How do you find out if your prospect has these three qualities? Right after you introduce yourself and explain why you’re at their door, start asking open-ended questions that can help you find answers as well as build rapport. It isn’t wise to directly ask an uncomfortable question like: “Can you really afford a new roof?” However, people will volunteer information when you get them talking. Options for open-ended questions include:
Do you know whether you need a new roof?
How did your roof fare after the last storm?
Have you noticed any signs that your roof might be aging?
When was the last time you had a roof inspection?
Have you thought about getting a new roof?
You may start with these questions or with a script that your company has given you. Then, over time, it’s likely that you’ll come up with your own unique questions that feel most genuine coming from you or which are most successful with the individuals that you’re selling to.
The secret to this step is to listen carefully to what the prospect says to you. Some salespeople believe that it is a smart strategy to rush at a customer and get a whole pitch out before they have even listened to a word the prospect has said. You might get more people to reluctantly let you on your roof with this strategy, but, overall, it is less successful and can be a big waste of time.
If someone is not qualified, they will not buy your services. Further, such an aggressive strategy can be off-putting even to those who do need a new roof. If you don’t actively listen to their situation, you will likely lose out on sales because you won’t understand their needs.
Once you know that your prospect is qualified, it is time to pitch to them. Pitching is essentially offering your services. You communicate that your company has what the customer needs and the value that these services provide to the customer. There are plenty of different pitching strategies, perhaps even one for every salesperson.
You will probably start with the pitching strategies that your company has taught you. Over time, you’ll learn to present a slightly different pitch based on the information you learned about the prospect in the qualifying stage. You may also develop your own unique strategies to sell in your specific market.
We’ll go over some common strategies used to sell roofing below. You’ll need to start some of these strategies right from when you come into contact with the homeowner during the qualifying stage.
Zig Ziglar: Zig Ziglar is a famous salesperson who has a tremendous number of classic sales tips to offer.

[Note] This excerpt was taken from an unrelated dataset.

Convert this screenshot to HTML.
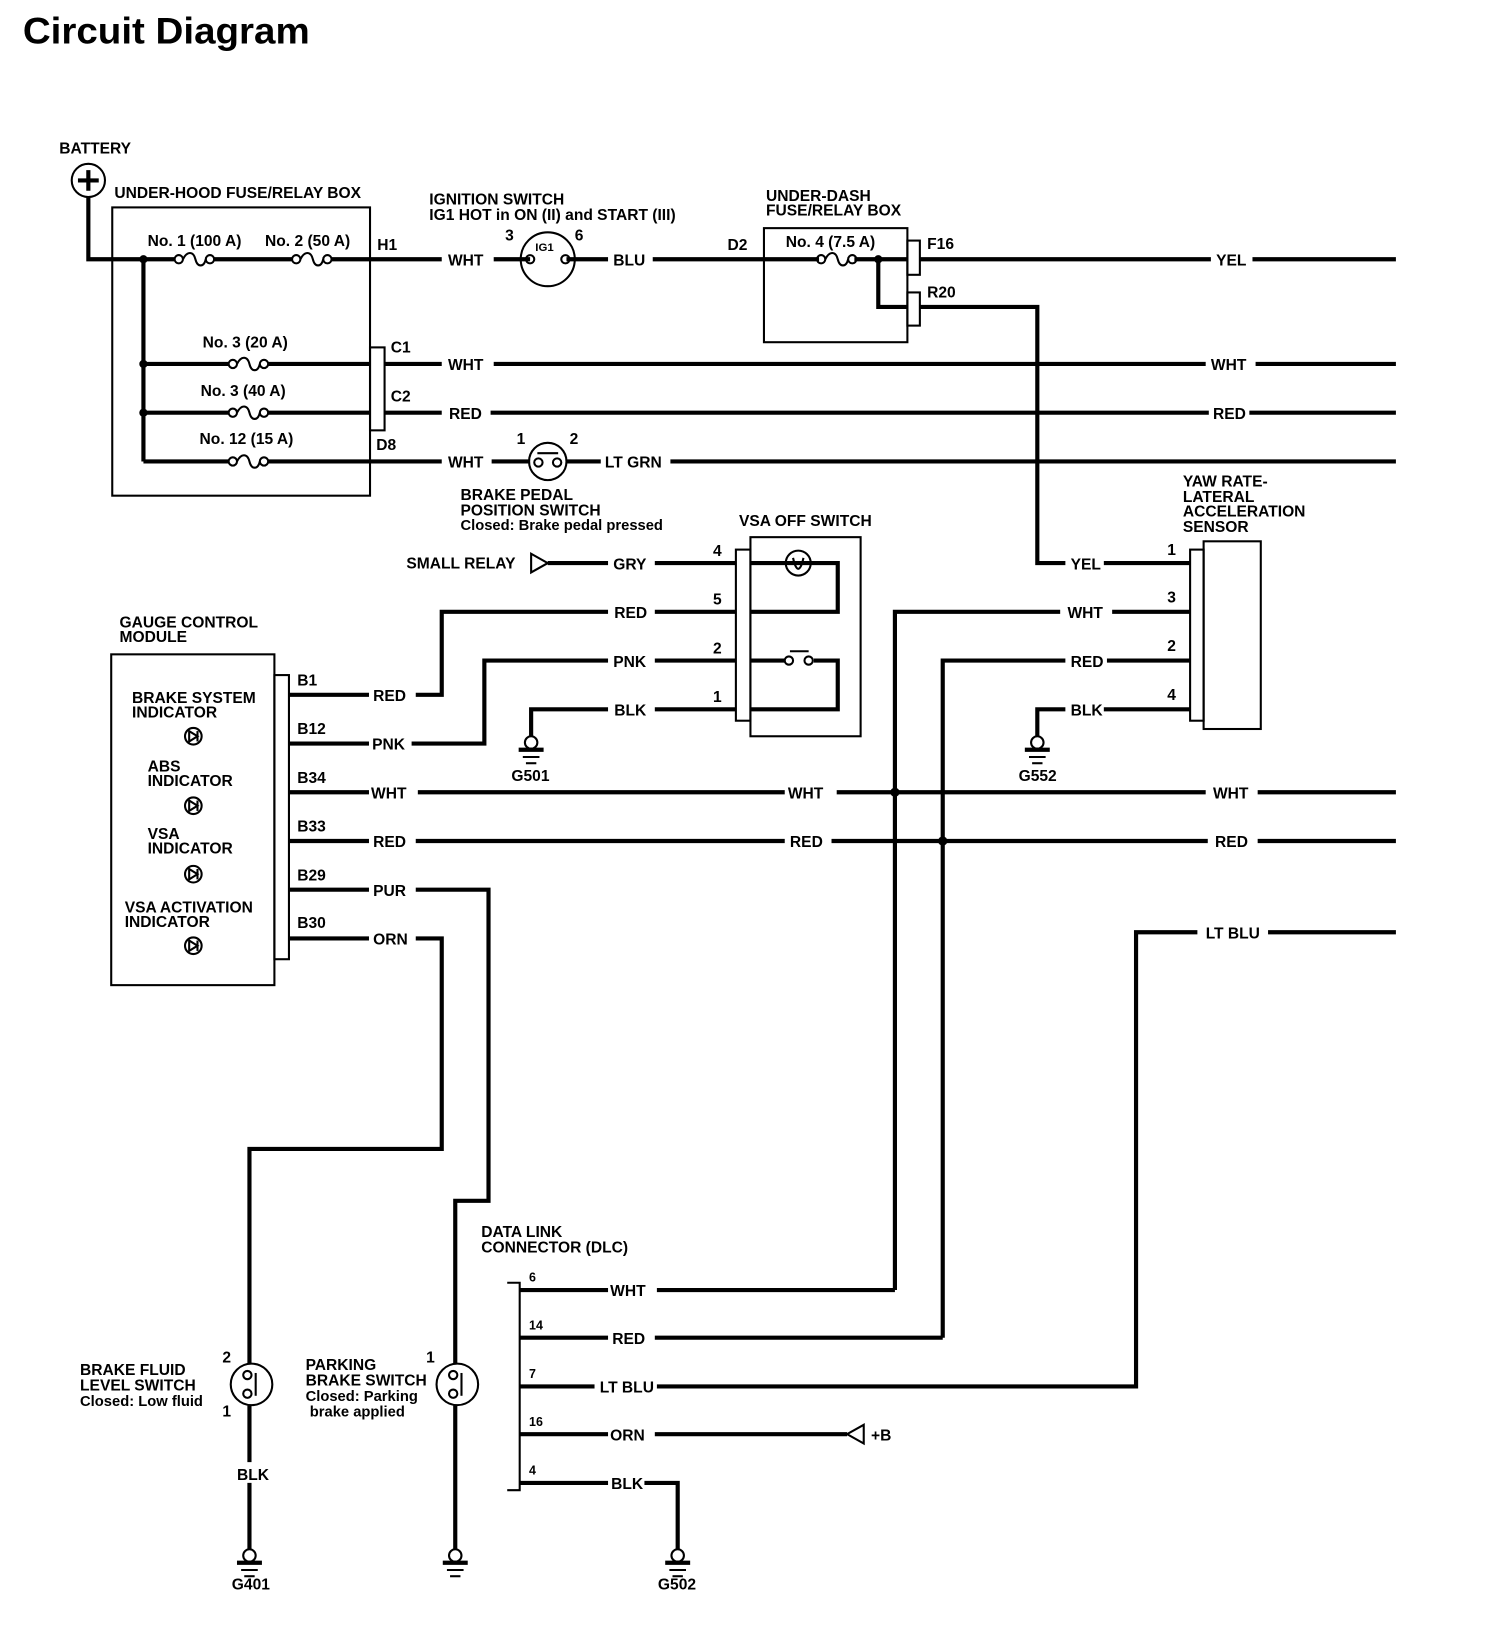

Some of the tips that are most useful for roofing include balancing information and emotion. Too much logic or information and you may struggle to close the sale because people act on emotion. Too much emotion and you’ll close the sale, but the person really isn’t sold on the value of the roof and may feel buyer’s remorse. Establish the value of the roof and use emotion to motivate the prospect to act on that knowledge.
LAER: LAER is a bonding process from Carew International. LAER stands for “listen, acknowledge, explore and respond.” In this strategy, when a prospect gives you information, you follow all four steps to build a rapport and get them closer to a close. For example, if a prospect says that they don’t have money for a roof right now, you listen to them. Then, acknowledge their concerns, perhaps by agreeing that roofs are expensive. You can then explore their concerns, asking if they plan on saving money or if they expect to afford the roof some other way down the line. Then, respond by offering your financing options. LAER helps you respond more appropriately and build rapport because the prospect feels acknowledged and that you genuinely care about their concerns. It will help you overcome objections later on.
Friendship: This approach is all about being genuine, listening to prospects and treating them as a potential friend and not just a sales goal. Most who use this approach will start by asking the person how their day is going. They’ll give honest information about how their day is going in return. Typically, salespeople who build off friendship have natural charisma and avoid canned lines, feeling out when to naturally transition to talk about roofing.
Education: Newer sales tactics are more about educating prospects than building a friendship with them. The internet empowers people to look at the products and services they are considering buying ahead of time. Consumers are used to weighing the pros and cons of different options on their own, and this is true for roofing too. If you can help them with this process by offering truly valuable information that educates them about their roof and not just restate what they found online, then you will earn their trust and their business. For example, if you learn how to spot poor roof design and can educate a customer about that, you can showcase your company’s roofing expertise.
Buyer-seller agreements: Many people move through their sales pitch without acknowledging that the prospect is also involved and having a choice about what happens next. Verbally create buyer-seller agreements about what is to happen next. This can be as simple as asking, “Can I show you some shingle samples?” Instead of just pulling them out. Along the same lines, you can ask the customer if they are following what you’re saying, if you’re talking too fast and more.